Get certificate using localhost install centos 6

Hi

I’m on shared hosting with centOS 6 and have no shell access.

I have installed centOS 6 on Oracle virtual box on my home machine in the hope that I can obtain certs for my live sites from this installation. Everything works fine until I actually apply for a cert (./path/to/certbot-auto --apache certonly).

I get errors stating domain not found on 127.0.0.1

Please advise if this scenario is even possible

Sorry for lack of fine detail - I don’t have access to my home machine from my present location.

Thanks and regards

You can’t get a cert in quite that way, no.

Do you have FTP / SFTP access to your server ? alternatively does your DNS provider have an API. if either os these is true then there is a way you can obtain a cert from your virtualbox at home, yes.

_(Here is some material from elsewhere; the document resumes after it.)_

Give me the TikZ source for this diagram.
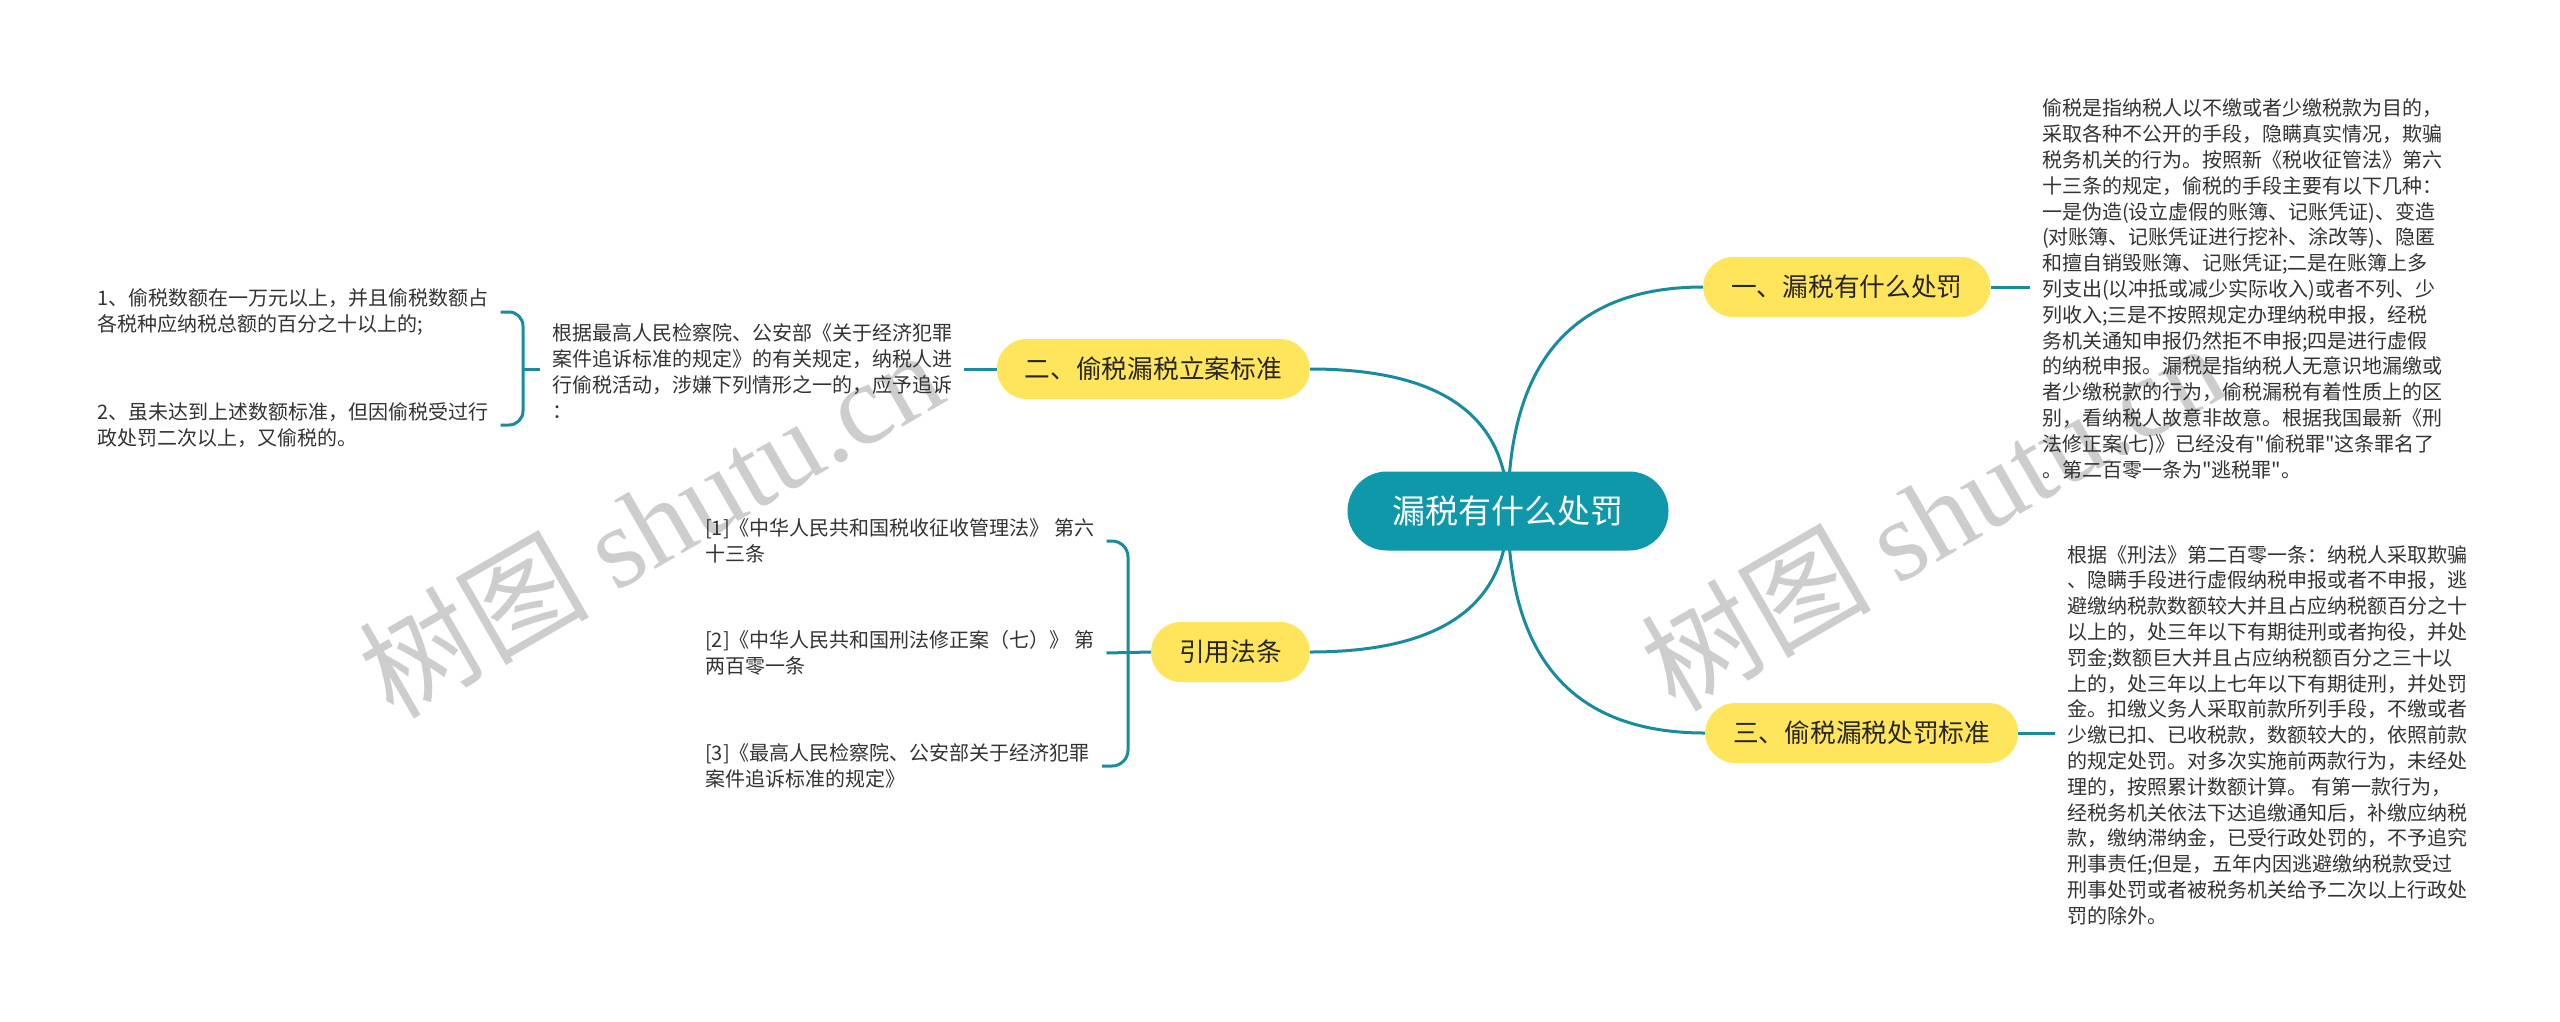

Also, does your hosting have a control panel ? if so, what is that control panel ? (I’m asking to try and work out how you can upload / use your cert once obtained )

Hi serverco - thanks for your reply.

I have FTP access. My provider does have an API for installing a cert.The control panel is ‘cpanel’. I can’t give you much more detail about these aspects at the moment as I can’t get to cpanel from my current location (on company network based in Luxemburg).

Regards

Once you have access to your cpanel, it might be worth checking the version number. In the latest release of cpanel (58) it includes an option for automatically including LE certificates called AutoSSL Chatting to your hosting provider and getting them to include this will be the easiest option.

If it’s an older version, of cpanel, then you could use getssl which will run on your virtualbox, automatically upload the tokens etc to your webserver (via FTP) and obtain a certificate for you.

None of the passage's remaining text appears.